A chill rain was falling when Virginia got out of the train the next morning, and the raw-boned nags hitched to the ancient "hacks" in the street appeared even more dejected and forlorn than she had remembered them. Then one of the noisy negro drivers seized her bag, and a little later she was rolling up the long hill in the direction of her home. Dinwiddie was the same; nothing had altered there since she had left it—and yet what a difference! The same shops were unclosing their shutters; the same crippled negro beggar was taking his place at the corner of the market; the same maids were sweeping the sidewalks with the same brooms; the same clerk bowed to her from the drug store where she bought her medicines; and yet something—the only thing which had ever interested her in these people and this place—had passed out of them. Just as in New York yesterday, when she had watched the sunrise, so it seemed to her now that the spirit of reality had faded out of the world. What remained was merely a mirage in which phantoms in the guise of persons made a pretence of being alive.

The front door of her house stood open, and on the porch one of the coloured maids was beating the dust out of the straw mat. "As if dust makes any difference when one is dead," Virginia thought wearily; and an unutterable loathing passed over her for all the little acts by which one rendered tribute to the tyranny of appearances. Then, as she entered the house, she felt that the sight of the familiar objects she had once loved oppressed her as though the spirit of melancholy resided in the pieces of furniture, not in her soul. This weariness, so much worse than positive pain, filled her with disgust for all the associations and the sentiments she had known in the past. Not only the house and the furniture and the small details of housekeeping, but the street and the town and every friendly face of a neighbour, had become an intolerable reminder that she was still alive.

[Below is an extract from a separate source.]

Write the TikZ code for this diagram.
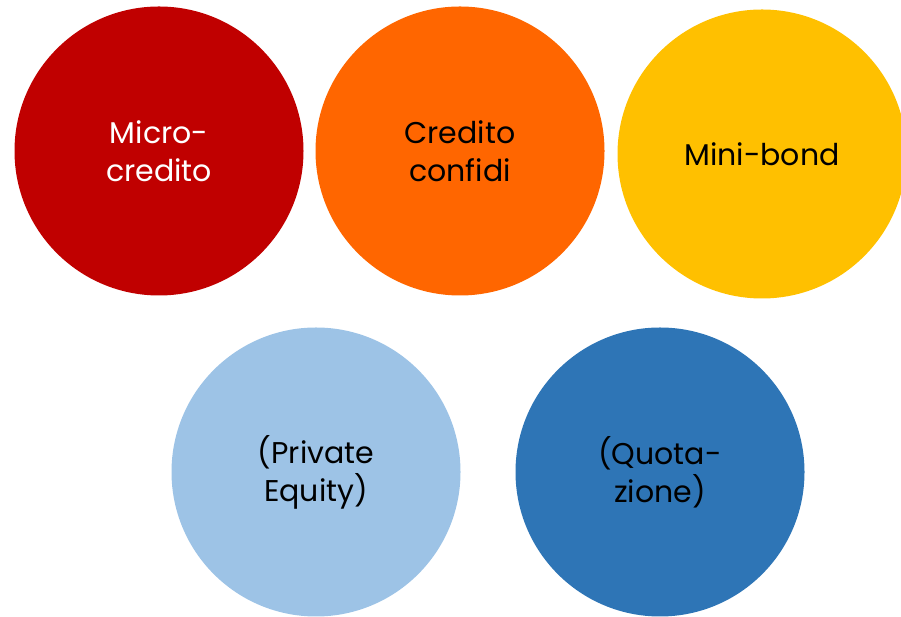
\documentclass[tikz,border=0pt]{standalone}
\usepackage{fontspec}
\setmainfont{Poppins}
\definecolor{cred}{HTML}{C00000}
\definecolor{corange}{HTML}{FF6600}
\definecolor{cyellow}{HTML}{FFC000}
\definecolor{clblue}{HTML}{9DC3E6}
\definecolor{cblue}{HTML}{2E75B6}
\tikzset{
  disc/.style={circle, minimum size=289pt, inner sep=0pt, draw=none, align=center,
    font=\fontsize{30}{38}\selectfont},
}
\begin{document}
\begin{tikzpicture}[x=1pt,y=1pt]
\useasboundingbox (0,0) rectangle (901,617);
\clip (0,0) rectangle (901,617);
\node[disc, fill=cred, text=white] (micro) at (159,466) {Micro-\\credito};
\node[disc, fill=corange, text=black] (confidi) at (460,466) {Credito\\confidi};
\node[disc, fill=cyellow, text=black] (mini) at (762,463) {Mini-bond};
\node[disc, fill=clblue, text=black] (pe) at (316,145) {(Private\\Equity)};
\node[disc, fill=cblue, text=black] (quota) at (660,145) {(Quota-\\zione)};
\end{tikzpicture}
\end{document}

In her room, where a bright fire was burning, and letters from the girls lay on the table, she sat down in her wraps and gazed with unseeing eyes at the flames. "The children must not know. I must keep it from the children as long as possible," she thought dully, and it was so natural to her to plan sparing them, that for a minute the idea took her mind away from her own anguish. "If I could only die like this, then they need never know," she found herself reflecting coldly a little later, so coldly that she seemed to have no personal interest, no will to choose in the matter. "If I could only die like this, nobody need be hurt—except Harry," she added.

For the first time, with the thought of Harry, her restraint suddenly failed her. "Yes, it would hurt Harry. I must live because Harry would want me to," she said aloud; and as though her strength were reinforced by the words, she rose and prepared herself to go downstairs to breakfast—prepared herself, too, for the innumerable little agonies which would come with the day, for the sight of Susan, for the visits from the neighbours, for the eager questions about the fashions in New York which Miss Willy would ask. And all the time she was thinking clearly, "It can't last forever. It must end some time. Who knows but it may stop the next minute, and one can stand a minute of anything."

The day passed, the week, the month, and gradually the spring came and went, awakening life in the trees, in the grass, in the fields, but not in her heart. Even the dried sticks in the yard put out shoots of living green and presently bore blossoms, and in the borders by the front gate, the crocuses, which she had planted with her own hands a year ago, were ablaze with gold. All nature seemed joining in the resurrection of life, all nature, except herself, seemed to flower again to fulfilment. She alone was dead, and she alone among the dead must keep up this pretence of living which was so much harder than death.

Once every week she wrote to the children, restrained yet gently flowing letters in which there was no mention of Oliver. It had been so long, indeed, since either Harry or the girls had associated their parents together, that the omission called forth no question, hardly, she gathered, any surprise. Their lives were so full, their interests were so varied, that, except at the regular intervals when they sat down to write to her, it is doubtful if they ever seriously wondered about her. In July, Jenny came home for a month, and Lucy wrote regretfully that she was "so disappointed that she couldn't join mother somewhere in the mountains"; but beyond this, the girls' lives hardly appeared to touch hers even on the surface. In the month that Jenny spent in Dinwiddie, she organized a number of societies and clubs for the improvement of conditions among working girls, and in spite of the intense heat (the hottest spell of the summer came while she was there), she barely allowed herself a minute for rest or for conversation with her mother.

"If you would only go to the mountains, mother," she remarked the evening before she left. "I am sure it isn't good for you to stay in Dinwiddie during the summer."